Other criminals included a sheriff, city police chief and a Circuit Court clerk in West Virginia. Prosecutors said the clerk, a Democrat, and his associates got precinct captains to pay people $20 to vote for a slate of preferred candidates in a May 2004 primary, with the goal of controlling county government. “This seems to be something that is just in the blood of people in southern West Virginia,” former West Virginia Secretary of State Ken Hechler told the Associated Press in 2005. “They’re always looking for ways to get away with this.”
…In 2012, the nonpartisan Pew Center on the States gave like-minded Republicans reason to cheer. Pew released a report declaring 24 million voter registration records were no longer valid and the nation’s registration systems needed a major upgrade. “Study: 1.8 million dead people still registered to vote,” read a National Public Radio headline when the report was first released. The findings gave ammunition to conservative groups like True the Vote, who were mobilizing volunteers around the country to analyze registration rolls and raise fears about voter fraud.
But Pew was not trying to scare people; it was trying to solve the problem. “There was no indication of fraud,” says David Becker, lead author of the Pew study. “It is a big leap from having an out-of-date record to intentionally attempting to cast a fraudulent ballot.” Along with the study, Pew launched a nonprofit, the Electronic Registration Information Center (ERIC), and several red and blue states immediately signed up to join. The center compares voter registration data to information from DMVs, the U.S. Postal Service, and the Social Security Index, and allows states to share data to verify whether a voter has moved or died.
Much has changed in the five years since the report was released.

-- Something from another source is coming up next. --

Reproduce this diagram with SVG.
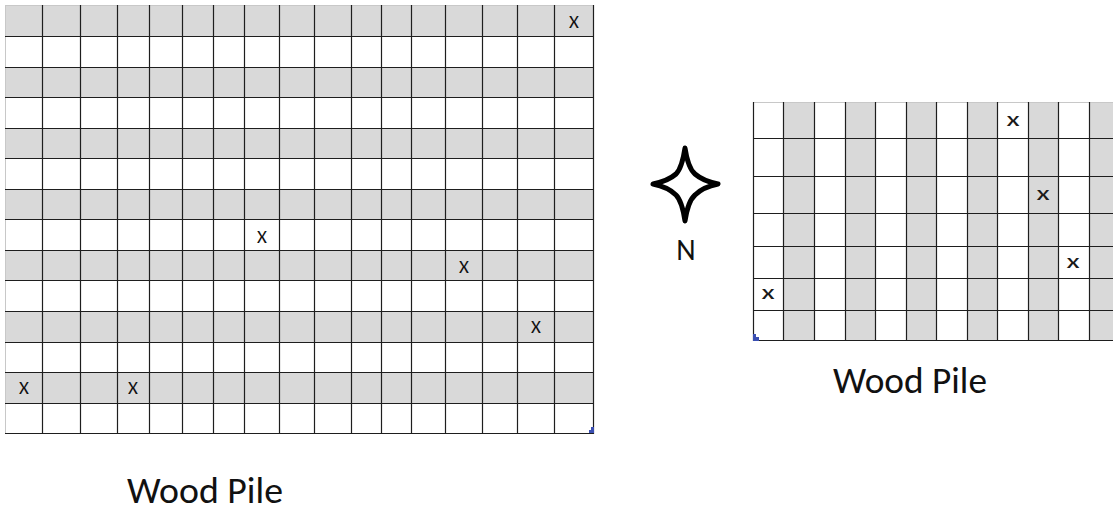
<svg xmlns="http://www.w3.org/2000/svg" width="1113" height="512" viewBox="0 0 1113 512">
<style>
.g{fill:#d9d9d9}
.ln{stroke:#1e1e1e;stroke-width:1.2;fill:none}
.edge{stroke:#c8c8c8;stroke-width:1;fill:none}
.X{font-family:Carlito,Lato,"Open Sans",sans-serif;font-size:19px;fill:#111;text-anchor:middle}
.x{font-family:Carlito,Lato,"Open Sans",sans-serif;font-size:21px;fill:#1a1a1a;text-anchor:middle}
.lbl{font-family:Carlito,Lato,"Open Sans",sans-serif;font-size:36px;fill:#111}
.corner{fill:#3a4fb2}
</style>
<rect width="1113" height="512" fill="#fff"/>
<g id="left-grid">
<rect class="g" x="5" y="5" width="589" height="31"/>
<rect class="g" x="5" y="67.5" width="589" height="30"/>
<rect class="g" x="5" y="128.5" width="589" height="30"/>
<rect class="g" x="5" y="189.5" width="589" height="30"/>
<rect class="g" x="5" y="250.5" width="589" height="30"/>
<rect class="g" x="5" y="311.5" width="589" height="31"/>
<rect class="g" x="5" y="372.5" width="589" height="31"/>
<path class="edge" d="M5.5,5 V433.5 M5,5.5 H593.5"/>
<path class="ln" d="M5,36.5 H594 M5,67.5 H594 M5,97.5 H594 M5,128.5 H594 M5,158.5 H594 M5,189.5 H594 M5,219.5 H594 M5,250.5 H594 M5,280.5 H594 M5,311.5 H594 M5,342.5 H594 M5,372.5 H594 M5,403.5 H594 M5,433.5 H594"/>
<path class="ln" d="M42.5,5 V434 M80.5,5 V434 M117.5,5 V434 M149.5,5 V434 M182.5,5 V434 M213.5,5 V434 M244.5,5 V434 M279.5,5 V434 M314.5,5 V434 M351.5,5 V434 M381.5,5 V434 M411.5,5 V434 M445.5,5 V434 M482.5,5 V434 M517.5,5 V434 M554.5,5 V434 M593.5,5 V434"/>
<text class="X" x="574" y="28">X</text>
<text class="X" x="262" y="243">X</text>
<text class="X" x="464" y="273">X</text>
<text class="X" x="536" y="333">X</text>
<text class="X" x="24" y="394">X</text>
<text class="X" x="133" y="394">X</text>
<path class="corner" d="M589,433 V430 H591 V427 H594 V433 Z"/>
</g>
<g id="right-grid">
<rect class="g" x="783.5" y="102" width="31" height="239"/>
<rect class="g" x="845" y="102" width="30.5" height="239"/>
<rect class="g" x="906" y="102" width="30.5" height="239"/>
<rect class="g" x="967" y="102" width="30.5" height="239"/>
<rect class="g" x="1028" y="102" width="30.5" height="239"/>
<rect class="g" x="1089.5" y="102" width="24" height="239"/>
<path class="edge" d="M753,102.5 H1113"/>
<path class="ln" d="M753,138.5 H1113 M753,176.5 H1113 M753,213.5 H1113 M753,246.5 H1113 M753,278.5 H1113 M753,310.5 H1113 M753,340.5 H1113"/>
<path class="ln" d="M753.5,102 V341 M783.5,102 V341 M814.5,102 V341 M845.5,102 V341 M875.5,102 V341 M906.5,102 V341 M936.5,102 V341 M967.5,102 V341 M997.5,102 V341 M1028.5,102 V341 M1058.5,102 V341 M1089.5,102 V341"/>
<text class="x" transform="translate(1013,126) scale(1.45,1)" x="0" y="0">x</text>
<text class="x" transform="translate(1043,200) scale(1.45,1)" x="0" y="0">x</text>
<text class="x" transform="translate(1073,268) scale(1.45,1)" x="0" y="0">x</text>
<text class="x" transform="translate(768,299) scale(1.45,1)" x="0" y="0">x</text>
<path class="corner" d="M753,334 H756 V337 H759 V341 H753 Z"/>
</g>
<g id="compass">
<path d="M685,148 Q688,168 695,174 Q703,181 718,184 Q703,187 695,195 Q688,201 685,221 Q682,201 676,195 Q668,187 653,184 Q668,181 676,174 Q682,168 685,148 Z" fill="#fff" stroke="#000" stroke-width="5" stroke-linejoin="round"/>
<text x="686" y="260" font-family="Carlito,Lato,'Open Sans',sans-serif" font-size="30" fill="#111" text-anchor="middle">N</text>
</g>
<g id="labels">
<text class="lbl" x="127" y="503" textLength="156" lengthAdjust="spacingAndGlyphs">Wood Pile</text>
<text class="lbl" x="833" y="393" textLength="154" lengthAdjust="spacingAndGlyphs">Wood Pile</text>
</g>
</svg>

Thirty-four states now offer online voter registration, and 20 are part of ERIC. Becker says it has helped correct about 5 million records and register 1 million to 2 million more voters. “The states have gone a long way toward correcting that administrative inefficiency in the system,” he says.
…“Just because someone can fill out a registration form doesn’t meant they get on a [voter] list, doesn’t mean they cast a ballot, doesn’t meant the ballot is counted,” Becker says. “There’s a variety of checks in place … that would easily prevent widespread fraud.”
Studies conducted by academics and secretaries of state have found noncitizen voting to be extremely rare. There are small-scale examples, such as the Texas city councilwoman who was sentenced to five years in prison for registering noncitizens to vote during a 2006 primary. But Lorraine Minnite, a public policy professor at Rutgers, studied the Justice Department’s voter fraud crackdown during the Bush years and found that only 14 noncitizens were convicted of voting between 2002 and 2005.